Step 3: Create a subtle back and varied heights

People need something behind them for comfort and visual weight. Use a low sofa, a bench, or a bookcase at least 12 inches behind the seat line so you are not staring at an empty wall. If nothing fits, prop tall cushions against the wall for a soft backing. Layer in one taller element like a 20-inch floor pouf or a ceramic vase on a low table to give the eye a vertical anchor.

Insight most miss: height does not mean tall objects only. A stack of two cushions gives you the same visual lift as a small side table. I almost skipped this step, and the seating felt like it was melting into the floor.

Step 4: Add surfaces and lighting that feel reachable and intentional

You need at least one reachable surface for drinks and one soft light source nearby. A low coffee table or a tray on a 12 to 14 inch pouf keeps things within arm’s reach. For lamps, choose a floor lamp with warm bulbs that cast pool lighting rather than harsh overhead light. The right lamp makes the space feel cozy, not stage-lit.

Common mistake: using a high coffee table that forces people to sit hunched, or relying solely on overhead lighting. That was my second failure. The right lamp feels like a warm shoulder at the edge of the circle.

Step 5: Edit down and live with it for a week

This is where many people give up. Leave a little breathing room between cushions, about 6 to 12 inches, so the arrangement reads as intentional, not stuffed. After setting everything, live with it for a week and observe how people actually sit. I had to move one pouf three times before it landed in the right spot.

Most people overdecorate the first day. Step back, walk around the room, and remove one pillow. The small edit will often make the group feel calmer. Your goal is comfortable clutter, not crowded chaos.

What to Grab for Cozy Floor Seating

Why Your Floor Seating Still Feels Like a Sleepover

If everything looks temporary, it usually is. Too many pillows of the same size make a setup read as improvised. One fix is to remove half the pillows and add a single texture contrast, like a chunky knit throw. Another issue is scale. If your rug does not cover at least 60 percent of the seating zone, the cluster will look tacked on. I learned that moving the rug by 18 inches toward the window changed the whole entry view.

Small edits to try: remove one cushion, replace one pillow with a throw, and check that a lamp is within 4 to 6 feet of the seating.

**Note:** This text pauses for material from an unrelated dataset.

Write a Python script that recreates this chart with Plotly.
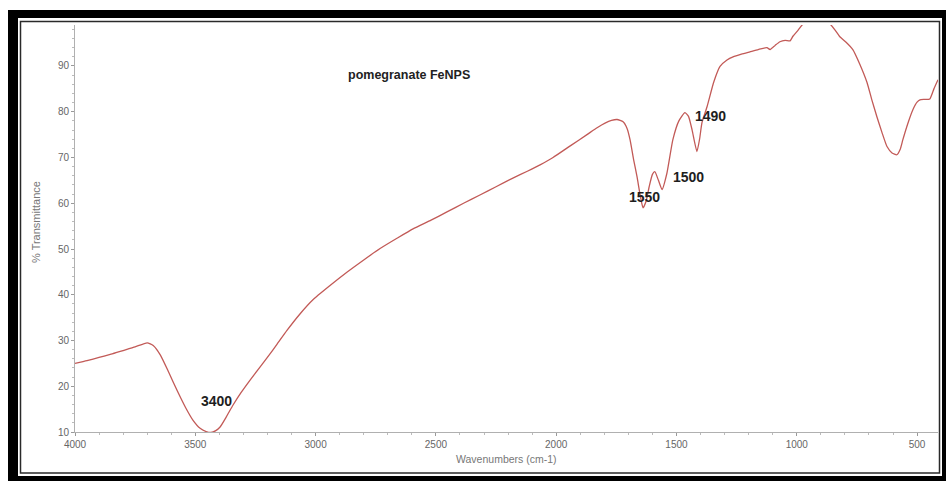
import plotly.graph_objects as go

# FTIR spectrum of pomegranate FeNPs
wavenumber = [4000, 3950, 3900, 3850, 3800, 3750, 3700, 3675, 3645, 3610, 3575,
              3540, 3510, 3480, 3455, 3435, 3415, 3397, 3370, 3343, 3310, 3273,
              3240, 3202, 3160, 3119, 3065, 3011, 2940, 2870, 2800, 2732, 2660,
              2595, 2520, 2454, 2385, 2317, 2250, 2180, 2120, 2067, 2013, 1940,
              1872, 1830, 1797, 1770, 1747, 1722, 1705, 1693, 1678, 1664, 1650,
              1639, 1626, 1614, 1600, 1590, 1575, 1560, 1540, 1515, 1490, 1465,
              1450, 1435, 1415, 1404, 1394, 1373, 1345, 1319, 1290, 1265, 1230,
              1195, 1160, 1124, 1111, 1090, 1070, 1048, 1028, 1016, 995, 974,
              950, 925, 895, 862, 840, 821, 795, 767, 738, 708, 688, 667, 646,
              625, 604, 584, 570, 559, 538, 517, 500, 488, 468, 447, 430, 413]
transmittance = [25.0, 25.6, 26.3, 27.0, 27.8, 28.6, 29.5, 28.9, 26.8, 23.0, 19.0,
                 15.3, 12.6, 10.8, 10.1, 9.9, 10.3, 11.1, 13.4, 15.9, 18.6, 21.3,
                 23.6, 26.2, 29.2, 32.2, 35.8, 38.9, 42.0, 44.9, 47.6, 50.1, 52.4,
                 54.4, 56.3, 58.1, 60.0, 61.8, 63.6, 65.5, 67.0, 68.4, 70.0, 72.6,
                 75.0, 76.5, 77.5, 78.1, 78.3, 77.8, 76.3, 73.9, 69.5, 65.8, 61.5,
                 59.0, 60.5, 63.5, 66.3, 66.9, 65.0, 63.0, 66.5, 73.9, 78.0, 79.8,
                 79.0, 76.0, 71.3, 74.0, 77.6, 81.1, 86.5, 89.9, 91.3, 92.0, 92.6,
                 93.1, 93.6, 94.0, 93.6, 94.5, 95.3, 95.6, 95.5, 96.5, 97.8, 99.2,
                 100.5, 101.0, 100.6, 99.2, 97.8, 96.4, 95.2, 93.6, 90.4, 86.4, 82.6,
                 78.9, 75.5, 72.4, 71.0, 70.6, 71.8, 73.9, 77.5, 80.5, 82.1, 82.6,
                 82.7, 82.8, 85.0, 87.0]

x_ticks = [4000, 3500, 3000, 2500, 2000, 1500, 1000, 500]
y_ticks = [10, 20, 30, 40, 50, 60, 70, 80, 90]

# band labels: (text, wavenumber, transmittance)
band_labels = [("3400", 3410, 16.8), ("1550", 1635, 61.4),
               ("1500", 1452, 65.7), ("1490", 1357, 79.0)]

W, H = 946, 481
L, R, T, B = 75, 938, 25, 432  # plot area in pixels


def px(x):
    return (x - L) / (R - L)


def py(y):
    return (B - y) / (B - T)


fig = go.Figure()
fig.add_trace(go.Scatter(
    x=wavenumber, y=transmittance, mode="lines",
    line=dict(color="#c25a57", width=1.3, shape="spline", smoothing=0.5),
    hoverinfo="skip", showlegend=False,
))

fig.update_xaxes(
    range=[4000, 413], tickvals=x_ticks, ticks="outside", ticklen=3,
    tickcolor="#999", showline=True, linecolor="#b0b0b0", linewidth=1,
    showgrid=False, zeroline=False,
    tickfont=dict(family="Liberation Sans", size=10, color="#666"),
    minor=dict(dtick=100, ticks="outside", ticklen=2, tickcolor="#bbb"),
)
fig.update_yaxes(
    range=[10, 98.96], tickvals=y_ticks, ticks="outside", ticklen=3,
    tickcolor="#999", showline=True, linecolor="#b0b0b0", linewidth=1,
    showgrid=False, zeroline=False,
    tickfont=dict(family="Liberation Sans", size=10, color="#666"),
    minor=dict(dtick=2, ticks="outside", ticklen=2, tickcolor="#bbb"),
)

annotations = [
    dict(text="pomegranate FeNPS", x=px(409), y=py(66), xref="paper", yref="paper",
         showarrow=False, font=dict(family="Liberation Sans", size=12.5, color="#222",
                                    weight="bold")),
    dict(text="Wavenumbers (cm-1)", x=px(506), y=py(467), xref="paper", yref="paper",
         showarrow=False, font=dict(family="Liberation Sans", size=10.5, color="#777")),
    dict(text="% Transmittance", x=px(28), y=py(222), xref="paper", yref="paper",
         textangle=-90, showarrow=False,
         font=dict(family="Liberation Sans", size=11, color="#777")),
]
for txt, wx, ty in band_labels:
    annotations.append(dict(text=txt, x=wx, y=ty, xref="x", yref="y", showarrow=False,
                            font=dict(family="Liberation Sans", size=14, color="#1e1e1e",
                                      weight="bold")))

# black document frame around the figure
bands = [(8, 10, 18, 481), (8, 10, 946, 18), (942, 10, 946, 481), (8, 476, 946, 481)]
shapes = []
for x0, y0, x1, y1 in bands:
    shapes.append(dict(type="rect", xref="paper", yref="paper",
                       x0=px(x0), x1=px(x1), y0=py(y1), y1=py(y0),
                       fillcolor="black", line=dict(width=0), layer="above"))
shapes.append(dict(type="rect", xref="paper", yref="paper",
                   x0=px(20.5), x1=px(939.5), y0=py(473), y1=py(21.5),
                   line=dict(color="#2a2a2a", width=1.5), layer="above"))

fig.update_layout(
    width=W, height=H,
    margin=dict(l=L, r=W - R, t=T, b=H - B),
    paper_bgcolor="white", plot_bgcolor="white",
    annotations=annotations, shapes=shapes,
)

fig.write_html("out.html")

Making This Work in a Small Room

In tight spaces, limit yourself to two seating elements. Use a runner or a 5×7 rug, not an 8×10, so the cluster reads proportional. Choose thinner cushions with firmer fill to avoid a squashed look. Stack one cushion on top of another when not in use to free floor space. Keep surfaces minimal, like a small nesting table that tucks away.

Quick plan: rug about 60 percent of the corner, one large 30-inch cushion, one 18×18 back pillow, and a low tray that slides under the sofa when you stand up.

What This Setup Looks Like After a Week with Kids or Pets

Expect movement. Cushions will migrate, throws get scooched, and small crumbs will gather in textured fabrics. I recommend washable linen covers for anything that touches faces or food. Put a durable wool pouf where the pet likes to nap. Keep one small bin nearby for quick toy or blanket corral. After a week you will see natural paths form, then place a pouf or tray to respect those paths.

My roommate and I moved a pouf twice before our dog decided that was his spot. Now we embrace that part of the room.

Start with One Floor Cushion

You do not need everything at once. Pick the large round cushion from the shopping list, add a lamp, and live with that for a week. Notice where people set their drinks and where cushions end up on the floor. Make one targeted swap after your week of use, like a firmer cushion or a wider rug.

It takes small, practical edits to make floor seating feel intentional. Start with one comfortable seat, then build around what actually gets used.